The Dilution Cryostate

We are using basically the same NMR electronics in the dilution cryostate as we are using in the flow cryostate. The main difference to the setup in the flow cryostate is the external pulse programmer, an RS-670 40 MHz Digital Word Generator and the external data acquisition in a Le Croy dual 300MHz oscilloscope. These devices have the advantage of being very accurate and easy to handle and the disadvantage of being very expensive and having quite a slow data transfer rate to the computer. We will change this setup to one similar to the flow cryostate soon. For that reason I don't want to go into technical details. The only thing I'd like to mention is the cryostate itself.

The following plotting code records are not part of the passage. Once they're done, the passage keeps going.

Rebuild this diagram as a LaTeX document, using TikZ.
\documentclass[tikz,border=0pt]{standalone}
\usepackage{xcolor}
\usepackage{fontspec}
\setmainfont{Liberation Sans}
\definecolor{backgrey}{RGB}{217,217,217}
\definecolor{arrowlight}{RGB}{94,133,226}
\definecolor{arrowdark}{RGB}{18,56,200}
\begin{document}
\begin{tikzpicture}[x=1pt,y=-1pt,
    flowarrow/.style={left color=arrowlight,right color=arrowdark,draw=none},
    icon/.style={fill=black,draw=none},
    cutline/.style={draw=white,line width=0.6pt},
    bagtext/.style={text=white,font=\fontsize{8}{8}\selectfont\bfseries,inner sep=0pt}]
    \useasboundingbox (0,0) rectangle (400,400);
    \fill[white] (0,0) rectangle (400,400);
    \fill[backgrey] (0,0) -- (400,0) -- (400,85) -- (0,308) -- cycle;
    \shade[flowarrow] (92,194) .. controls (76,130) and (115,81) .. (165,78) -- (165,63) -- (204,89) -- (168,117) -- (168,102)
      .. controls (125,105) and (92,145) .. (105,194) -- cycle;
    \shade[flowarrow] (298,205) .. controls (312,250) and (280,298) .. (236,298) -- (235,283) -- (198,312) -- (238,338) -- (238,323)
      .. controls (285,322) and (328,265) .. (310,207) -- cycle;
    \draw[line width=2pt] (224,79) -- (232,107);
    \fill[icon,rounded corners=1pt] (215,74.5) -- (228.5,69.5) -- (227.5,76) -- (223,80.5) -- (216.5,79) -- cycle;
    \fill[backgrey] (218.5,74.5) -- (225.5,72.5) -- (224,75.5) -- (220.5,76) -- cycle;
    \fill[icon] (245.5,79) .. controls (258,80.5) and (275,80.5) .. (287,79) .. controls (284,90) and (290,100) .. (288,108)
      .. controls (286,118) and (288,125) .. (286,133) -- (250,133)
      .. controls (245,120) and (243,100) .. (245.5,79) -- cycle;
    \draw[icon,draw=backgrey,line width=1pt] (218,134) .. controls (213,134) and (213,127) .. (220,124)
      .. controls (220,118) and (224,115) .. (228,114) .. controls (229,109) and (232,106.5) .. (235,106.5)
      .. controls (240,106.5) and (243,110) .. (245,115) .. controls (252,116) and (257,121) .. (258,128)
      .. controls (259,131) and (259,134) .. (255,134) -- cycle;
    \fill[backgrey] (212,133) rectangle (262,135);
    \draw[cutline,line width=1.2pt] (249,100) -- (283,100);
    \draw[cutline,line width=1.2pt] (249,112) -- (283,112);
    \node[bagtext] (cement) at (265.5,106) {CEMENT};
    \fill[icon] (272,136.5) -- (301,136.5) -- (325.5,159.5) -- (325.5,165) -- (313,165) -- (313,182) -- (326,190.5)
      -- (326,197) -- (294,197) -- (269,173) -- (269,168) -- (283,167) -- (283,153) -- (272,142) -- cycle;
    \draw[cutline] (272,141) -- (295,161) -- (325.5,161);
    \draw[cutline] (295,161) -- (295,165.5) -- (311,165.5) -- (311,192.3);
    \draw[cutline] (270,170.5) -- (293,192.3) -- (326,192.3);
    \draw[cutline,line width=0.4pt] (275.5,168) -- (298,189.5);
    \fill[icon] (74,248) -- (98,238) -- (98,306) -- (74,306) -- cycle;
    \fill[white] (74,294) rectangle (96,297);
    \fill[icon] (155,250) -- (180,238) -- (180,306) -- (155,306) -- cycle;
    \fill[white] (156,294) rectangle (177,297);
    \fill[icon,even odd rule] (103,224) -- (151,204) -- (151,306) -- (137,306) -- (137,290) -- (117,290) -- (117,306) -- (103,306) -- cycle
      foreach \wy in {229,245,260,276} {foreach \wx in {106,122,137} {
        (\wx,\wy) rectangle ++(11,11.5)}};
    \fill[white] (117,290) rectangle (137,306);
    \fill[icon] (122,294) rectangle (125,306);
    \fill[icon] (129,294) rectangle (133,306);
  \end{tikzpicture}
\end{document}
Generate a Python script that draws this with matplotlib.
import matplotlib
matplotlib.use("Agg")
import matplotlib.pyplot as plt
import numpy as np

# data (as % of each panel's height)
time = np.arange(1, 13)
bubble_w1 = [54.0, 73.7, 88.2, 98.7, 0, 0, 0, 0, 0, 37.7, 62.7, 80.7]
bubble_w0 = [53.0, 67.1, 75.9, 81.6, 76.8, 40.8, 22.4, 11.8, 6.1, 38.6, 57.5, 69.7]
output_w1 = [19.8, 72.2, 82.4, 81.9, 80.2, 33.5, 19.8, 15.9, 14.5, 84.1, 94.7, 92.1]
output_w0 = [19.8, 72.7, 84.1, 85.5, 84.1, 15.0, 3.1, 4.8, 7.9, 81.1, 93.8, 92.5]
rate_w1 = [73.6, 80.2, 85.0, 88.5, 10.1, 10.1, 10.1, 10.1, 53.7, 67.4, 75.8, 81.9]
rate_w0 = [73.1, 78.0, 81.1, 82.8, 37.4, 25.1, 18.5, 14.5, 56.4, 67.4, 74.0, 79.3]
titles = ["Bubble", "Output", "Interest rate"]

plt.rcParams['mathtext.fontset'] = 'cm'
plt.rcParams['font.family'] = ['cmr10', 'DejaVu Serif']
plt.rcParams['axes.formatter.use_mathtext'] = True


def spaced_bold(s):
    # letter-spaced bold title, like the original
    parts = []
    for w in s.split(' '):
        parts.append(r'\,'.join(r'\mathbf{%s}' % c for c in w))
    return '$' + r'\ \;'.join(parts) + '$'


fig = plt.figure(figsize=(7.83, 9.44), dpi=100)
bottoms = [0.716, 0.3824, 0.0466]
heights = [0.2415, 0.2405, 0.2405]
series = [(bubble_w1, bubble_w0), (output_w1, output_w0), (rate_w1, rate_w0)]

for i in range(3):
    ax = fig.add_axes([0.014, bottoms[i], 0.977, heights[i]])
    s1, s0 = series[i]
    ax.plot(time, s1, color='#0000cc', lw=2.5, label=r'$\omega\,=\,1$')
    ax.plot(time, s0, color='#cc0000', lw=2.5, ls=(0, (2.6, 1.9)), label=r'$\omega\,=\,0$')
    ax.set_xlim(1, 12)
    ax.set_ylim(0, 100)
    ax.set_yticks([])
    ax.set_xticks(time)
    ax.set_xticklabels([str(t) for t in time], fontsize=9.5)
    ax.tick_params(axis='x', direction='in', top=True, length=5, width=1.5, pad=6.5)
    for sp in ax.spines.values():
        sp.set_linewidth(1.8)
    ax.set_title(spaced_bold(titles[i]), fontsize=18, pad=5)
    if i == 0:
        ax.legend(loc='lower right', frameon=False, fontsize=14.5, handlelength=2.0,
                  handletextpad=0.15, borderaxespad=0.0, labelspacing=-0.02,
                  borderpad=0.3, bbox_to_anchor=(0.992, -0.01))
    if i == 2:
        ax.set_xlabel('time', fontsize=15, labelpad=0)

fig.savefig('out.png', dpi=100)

For all measurements below 20K we were using a TLM 400 dilution refrigerator. For a detailed description of the principles of a dilution refrigerator please see e.g. [#!lowtempbook!#]. A sketch is given in figure . The sample is placed in the glass tail (GT) in direct contact with the ³He-⁴He-mixture. This setup is advantageous because of its very good heat contact. With this setup the energy deposited in the sample after an rf-pulse is removed quickly even at low temperatures. Nevertheless the time to achieve equilibrium after a pulse is increasing with decreasing temperature such that there is a low temperature limit of around 35mK. The setup also enables us to use the dilution refrigerator like a flow refrigerator. Bypassing the booster pump and using only the mechanical pump for the circulation one can go up to temperatures of about 20K. Then it is no more the two phases in the mixing chamber that are cooling but a flow of gaseous He who forms the heat contact of the sample with the 1K pot. We usually even increased the pressure in the 1K pot. Having all the mixture in the gaseous phase required us to store 5/6 of it in the dumbs in order to reduce the pressure in the closed cycle. This procedure enables us to cover all the temperature range from 35mK to 20K with the dilution refrigerator, only having a little gap at around 2K where we have to take off the mixture. The direct contact and the fact that the cryostate is top-loading also enabled us to change the tank circuit (involves unmounting and remounting the probe) within one day.

  

Figure: The dilution refrigerator. It consists in a closed ³He-⁴He-cycle and a 1K pot for precooling the mixture. In regulating the pressure in the 1K pot with (PR) we can stabilize its temperature between 4.2K and 1.6K. The precooled mixture condenses in (C) and finally ends up in (MC)/(GT). The mixing chamber is pumped through the still (S) which can be heated a bit to increase the pressure locally. The pumping is performed either with a booster pump in combination with a mechanical pump or with only a mechanical pump. Image source: [#!juerg!#], p. 33

For the temperature control we used four RuO₂ thick film resistors for their low magnetoresistance. Two were placed at the probe head and two at the teflon tube in which the probe head is inserted. In each pair one of them had a room temperature resistance of 1k and the other of 100k. The 1k was used to control the range below 4K, the 100k was used for all temperatures above. To bring the mixture to the desired temperature we heated it in the teflon tube; the heater was regulated with the resistors at the teflon tube. All the resistance measurements -- also in the flow cryostate -- were 4-point measurements.